Wednesday, May 6, 2020

The Devil Talks Education





                                The Devil Talks Education

In that promising land the spirit of I’m as good as you has already become something more than a generally social influence. It begins to work itself into their educational system. Once you have grasped the tendency, you can easily predict its future developments. The basic principle of the new education is to be that dunces and idlers must not be made to feel inferior to intelligent and industrious pupils. That would be “undemocratic.” These differences between the pupils – for they are obviously and nakedly individual differences – must be disguised.

This can be done on various levels. At universities, examinations must be framed so that nearly all the students get good marks [grade inflation]. Entrance examinations must be framed so that all, or nearly all, citizens can go to universities, whether they have any power (or wish) to profit by higher education or not.
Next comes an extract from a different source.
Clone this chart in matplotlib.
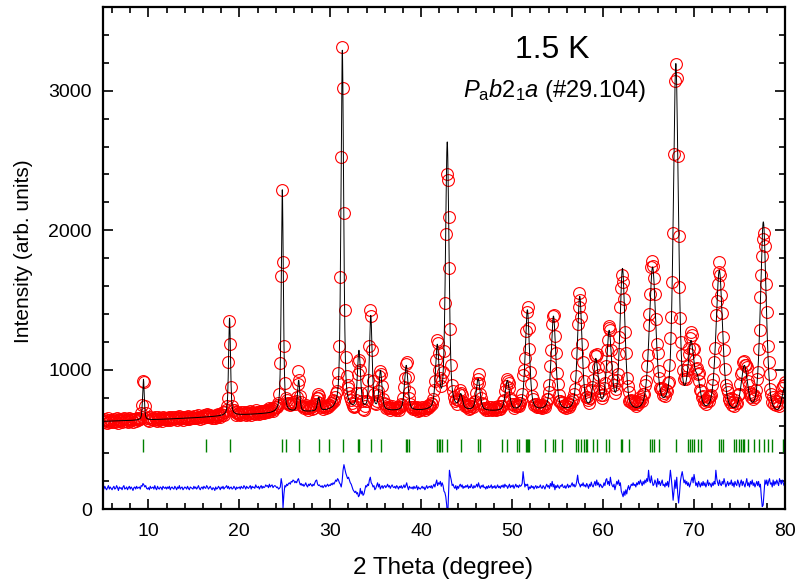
import numpy as np
import matplotlib.pyplot as plt
from matplotlib.ticker import MultipleLocator

plt.rcParams['font.family'] = ['Liberation Sans', 'DejaVu Sans']
plt.rcParams['mathtext.fontset'] = 'custom'
plt.rcParams['mathtext.rm'] = 'Liberation Sans'
plt.rcParams['mathtext.it'] = 'Liberation Sans:italic'

# background of the fit (2theta, counts)
bg_x = [5, 10, 15, 20, 25, 30, 35, 40, 45, 50, 55, 60, 65, 70, 75, 80]
bg_y = [630, 640, 655, 675, 690, 700, 700, 700, 700, 695, 690, 675, 660, 660, 655, 650]

# reflections of the calculated curve: position, top of the curve, fwhm
peak_pos = [9.45, 18.92, 24.72, 26.52, 28.72, 31.32, 33.15, 34.45, 35.52, 38.35,
            41.76, 42.86, 44.35, 46.26, 49.47, 51.67, 54.54, 57.43, 59.2, 60.66,
            62.13, 65.44, 68.0, 69.66, 70.4, 72.78, 75.53, 77.62, 79.95]
peak_top = [932, 1370, 2290, 925, 805, 3290, 1140, 1390, 996, 1032,
            1183, 2633, 830, 937, 925, 1430, 1385, 1527, 1082, 1283,
            1727, 1737, 3195, 1211, 960, 1713, 1032, 2060, 870]
peak_fwhm = [0.22, 0.25, 0.27, 0.3, 0.32, 0.35, 0.4, 0.35, 0.38, 0.45,
             0.45, 0.45, 0.45, 0.5, 0.55, 0.55, 0.6, 0.6, 0.65, 0.65,
             0.65, 0.85, 0.65, 0.75, 0.7, 0.85, 0.85, 0.75, 0.7]

# Bragg reflection marks
bragg_pos = [9.45, 16.35, 18.92, 24.69, 25.13, 26.52, 28.72, 29.82, 31.37, 33.06,
             33.2, 34.49, 35.59, 38.27, 38.45, 38.63, 41.76, 41.94, 42.05, 42.23,
             42.86, 44.4, 46.24, 46.42, 48.84, 49.47, 50.57, 50.75, 51.49, 51.6,
             51.74, 51.85, 53.58, 54.5, 54.68, 55.45, 57.07, 57.25, 57.54, 57.91,
             58.1, 58.2, 58.94, 59.38, 60.3, 60.66, 61.95, 62.13, 62.86, 65.18,
             65.33, 65.55, 66.17, 68.0, 69.36, 69.58, 69.74, 70.02, 70.4, 70.76,
             72.78, 72.96, 73.15, 74.43, 74.61, 74.98, 75.16, 75.35, 75.53, 75.9,
             76.63, 77.18, 77.73, 78.1, 78.54, 79.76, 79.93]

# obs - calc, one row per degree, step 0.1
resid = [
    10, -5, 15, 0, -10, 5, 20, -5, 10, 0,
    -10, 5, 15, -5, 0, 20, 5, -15, 10, 0,
    5, -10, 10, 20, -5, 0, 10, -10, 5, 15,
    -5, 10, 0, -15, 5, 10, -5, 15, 0, 5,
    10, -5, 20, 15, 35, 25, 10, 20, 0, -5,
    5, -10, 15, 0, 5, 10, -5, 20, 0, -10,
    15, 0, -5, 10, 5, -10, 15, 5, 0, 10,
    -5, 10, 0, 15, -10, 5, 10, 0, -5, 15,
    5, -10, 10, 0, 20, -5, 5, 10, -10, 0,
    10, 5, -5, 15, 0, -10, 10, 5, 0, -5,
    15, 0, 10, -5, 5, 20, 0, -10, 5, 10,
    -5, 15, 5, 0, 20, 10, -5, 5, 15, 0,
    -10, 5, 0, -15, 10, -5, 0, 15, 5, -10,
    10, 0, 15, -5, 5, 10, 20, 0, 15, -5,
    5, 10, -5, 0, 15, 5, -10, 10, 0, 5,
    10, -5, 15, 5, 0, 20, 10, -5, 15, 5,
    0, 10, 20, -5, 15, 5, 10, 0, 25, 10,
    5, 15, -5, 10, 20, 0, 15, 5, 10, 25,
    15, 20, 5, 30, 10, 20, 25, 5, 15, 20,
    15, 5, 10, -5, 0, 10, 70, 30, -140, -40,
    20, 10, 30, 20, 35, 40, 30, 50, 45, 60,
    55, 40, 50, 40, 60, 70, 45, 25, 35, 20,
    30, 15, 25, 40, 20, 10, 30, 20, 35, 25,
    15, 30, 20, 40, 55, 60, 30, 20, 25, 15,
    10, 20, 5, 15, 25, 10, 20, 30, 15, 25,
    20, 35, 25, 40, 30, 45, 60, 50, 70, 60,
    40, 30, 10, 50, 130, 170, 140, 110, 90, 70,
    80, 60, 40, 30, 10, -10, -20, -30, -20, -40,
    -30, -60, -50, 0, -40, -20, -50, -40, -10, 20,
    10, 30, 20, 60, 80, 40, 30, 10, 20, -10,
    0, 20, 40, 10, 30, -5, 10, 20, 0, 15,
    20, 5, 15, 30, 10, 20, 0, 15, 25, 10,
    5, 15, 0, 20, 10, -5, 15, 5, 20, 0,
    10, 25, 5, 20, 40, 10, -10, 15, 5, 0,
    10, -5, 15, 0, 5, 20, -10, 10, 0, -5,
    5, 15, 0, 10, -10, 5, 20, 0, 10, 15,
    5, 20, 0, 15, 30, 10, 35, 60, 20, 40,
    30, 50, 15, 40, 20, -20, -30, -60, -120, -220,
    -40, 130, 90, 60, 20, 30, 10, 0, 20, -10,
    15, 0, 20, 30, 10, 25, 0, 15, 5, 20,
    10, 25, 0, 15, 5, 30, 10, 0, 20, 5,
    15, 30, 10, 40, 15, 0, 20, 10, 25, 5,
    10, -5, 15, 0, 20, 5, 10, 25, 0, 15,
    5, 20, 0, 10, 25, 5, 15, 0, 20, 10,
    25, 5, 30, 15, 20, 0, 15, 30, 5, 20,
    10, 25, 0, 15, 30, 10, 20, 5, 25, 15,
    20, 35, 120, 60, 10, 30, 20, 30, -10, 10,
    0, 20, 5, 15, -5, 10, 20, 0, 15, 5,
    10, 25, 5, 0, 20, 10, -5, 15, 30, 10,
    20, 0, 35, 15, 50, 10, 30, -10, 20, 5,
    25, 10, 0, 20, 15, 30, 10, 5, 20, 0,
    15, 30, 5, 20, 10, 25, 40, 15, 30, 10,
    20, 50, 95, 40, 30, 10, 30, 20, 40, 15,
    25, 10, 35, 20, 0, 30, 15, 45, 20, 10,
    30, 50, 20, 60, 25, 40, 10, 30, 20, 5,
    15, 40, 20, 60, 70, 30, 50, 20, 80, 40,
    20, 10, 30, -10, 20, 50, 30, 60, 20, 40,
    -20, -40, -60, -20, -50, -10, -40, 0, 20, -10,
    10, 30, 20, 40, 20, 30, 10, 40, 25, 50,
    30, 60, 40, 20, 50, 30, 60, 40, 70, 50,
    130, 60, 40, 90, 50, 20, 30, 60, 40, 10,
    70, 30, 50, 20, 40, 60, 20, 30, 10, 40,
    20, 50, 10, 60, 130, 70, 0, -85, -20, 60,
    0, 80, -30, -105, -40, 50, 90, 120, 80, 40,
    60, 30, 50, 20, 40, 10, 30, 60, 80, 40,
    100, 60, 20, 40, 10, 50, 30, 10, 40, 20,
    50, 20, 40, 10, 30, 60, 20, 40, 30, 10,
    40, 20, 50, 30, 130, 70, 40, 20, 60, 30,
    20, 50, 30, 70, 40, 10, 30, 50, 20, 40,
    30, 60, 20, 40, 10, 50, 30, 20, 60, 40,
    10, 40, 60, 20, 50, 30, 10, 40, 70, 20,
    40, 10, 50, 30, 60, 20, 40, 10, 30, 50,
    20, 50, 10, 30, -60, -130, -120, -30, 60, 30,
    60, 20, 50, 70, 30, 40, 10, 60, 20, 50,
    30, 60, 40, 20, 70, 50, 30, 60, 40, 20,
    50,
]
diff_offset = 150
step = 0.1


def pvoigt(x, x0, w, eta=0.5):
    d = (x - x0) / (w / 2)
    return eta / (1 + d**2) + (1 - eta) * np.exp(-np.log(2) * d**2)


pos = np.array(peak_pos)
fw = np.array(peak_fwhm)
# amplitudes so the calculated curve passes through the read peak tops
M = pvoigt(pos[:, None], pos[None, :], fw[None, :])
amp = np.linalg.solve(M, np.array(peak_top) - np.interp(pos, bg_x, bg_y))


def calc(x):
    return np.interp(x, bg_x, bg_y) + (amp * pvoigt(x[:, None], pos, fw)).sum(axis=1)


x_obs = 5 + step * np.arange(len(resid))
y_obs = calc(x_obs) + np.array(resid)
x_fine = np.linspace(5, 80, 7501)
y_calc = calc(x_fine)
y_diff = np.array(resid) + diff_offset

fig = plt.figure(figsize=(7.97, 5.83), dpi=100)
ax = fig.add_axes([0.1292, 0.1264, 0.8557, 0.8616])

ax.plot(x_obs, y_obs, 'o', mfc='none', mec='red', ms=8.5, mew=0.8)
ax.plot(x_fine, y_calc, color='black', lw=0.7)
ax.vlines(bragg_pos, 410, 505, color='green', lw=1)
ax.plot(x_obs, y_diff, color='blue', lw=0.8)

ax.set_xlim(5, 80)
ax.set_ylim(0, 3600)
ax.set_xticks(range(10, 81, 10))
ax.set_yticks([0, 1000, 2000, 3000])
ax.xaxis.set_minor_locator(MultipleLocator(2))
ax.yaxis.set_minor_locator(MultipleLocator(200))
ax.tick_params(which='both', direction='in', top=True, right=True, width=1.2, labelsize=14)
ax.tick_params(which='major', length=7)
ax.tick_params(which='minor', length=4)
ax.tick_params(axis='x', pad=10)
ax.tick_params(axis='y', pad=8)
for sp in ax.spines.values():
    sp.set_linewidth(1.6)

fig.text(443.5 / 797, 1 - 568 / 583, '2 Theta (degree)', fontsize=17.5, ha='center', va='center')
fig.text(24 / 797, 1 - 251 / 583, 'Intensity (arb. units)', fontsize=15,
         rotation=90, ha='center', va='center')

fig.text(552.5 / 797, 1 - 58.3 / 583, '1.5 K', fontsize=23, ha='center', va='baseline')
fig.text(555 / 797, 1 - 96.7 / 583, r'$P_{\mathrm{a}}b2_{1}a$ (#29.104)', fontsize=17,
         ha='center', va='baseline')

fig.savefig('out.png', dpi=100)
At schools, the children who are too stupid or lazy to learn languages and mathematics and elementary science can be set to doing the things that children used to do in their spare time. Let them, for example, make mud-pies and call it modelling. But all the time there must be no faintest hint that they are inferior to the children who are at work. Whatever nonsense they are engaged in must have – I believe the English already use the phrase – “parity of esteem.”

Children who are fit to proceed to a higher class may be artificially kept back, because the others would get a trauma by being left behind. The bright pupil thus remains democratically fettered to his own age-group throughout his school career, and a boy who would be capable of tackling Aeschylus or Dante sits listening to his contemporary’s attempts to spell out A CAT SAT ON THE MAT.

In a word, we may reasonably hope for the virtual abolition of education when I’m as good as you has fully had its way. All incentives to learn and all penalties for not learning will vanish. The few who might want to learn will be prevented; who are they to overtop their fellows? And anyway the teachers will be far too busy reassuring the dunces and patting them on the back to waste any time on real teaching.

Of course this would not follow unless all education became state education. But it will… I’m as good as you is a useful means for the destruction of democratic societies.